Click Here for a review of Dr. Seck’s lecture that appeared in The Lafayette

Lecture: A Journey Through Slavery at the Whitney Plantation

When: Wednesday, September 20 at 12:00

Where: Hugel Science Center, Room 100

The Whitney Plantation is located in St. John the Baptist Parish in Louisiana, about an hour west of New Orleans on the Mississippi River. This former indigo then sugar plantation is now open to the public as a museum with a focus on slavery. At Whitney, the visitors are offered a unique perspective on the lives of Louisiana’s enslaved people through the use of restored historic buildings, museums exhibits, memorial artwork and hundreds of first-person slave narratives.

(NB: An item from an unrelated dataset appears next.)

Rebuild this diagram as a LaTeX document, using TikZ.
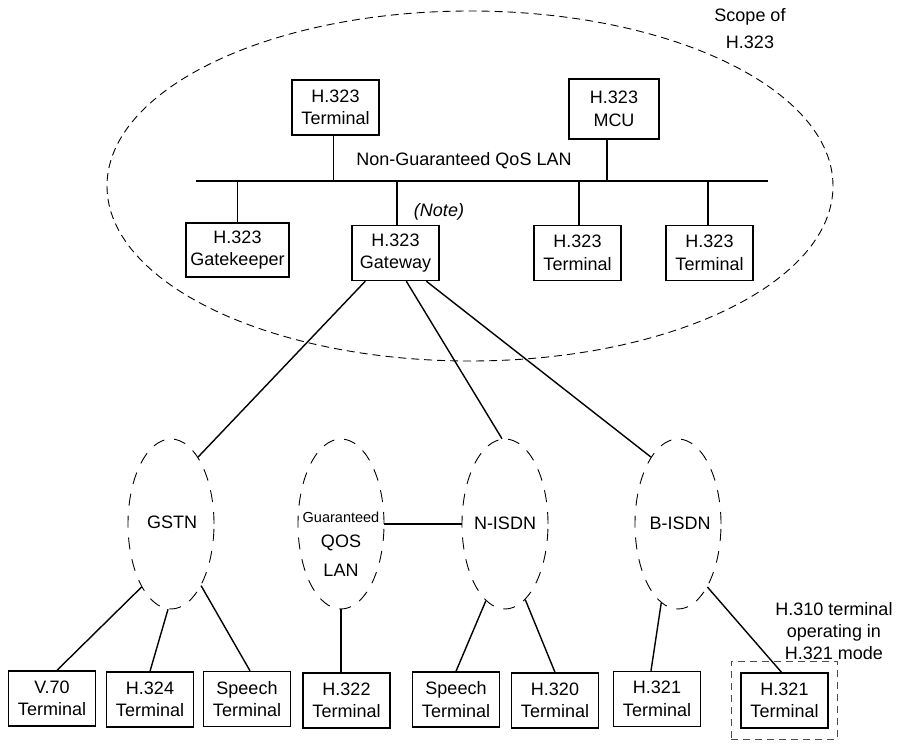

As a site of memory and consciousness, the Whitney Plantation Museum is meant to pay homage to all the people who were enslaved in Louisiana and elsewhere in the US South. In his lecture, Dr. Seck will present the history of the Whitney Plantation in the wider context of the Atlantic slave trade and will touch many topics related to the cultural legacies of slavery in Louisiana and how those legacies contributed to shape American culture.

Ibrahima Seck is a member of the History department of Cheikh Anta Diop University of Dakar (UCAD), Senegal. His research is mostly devoted to the historical and cultural links between West Africa and Louisiana with a special interest for religious beliefs, music, foodways, and miscellaneous aspects of folklore.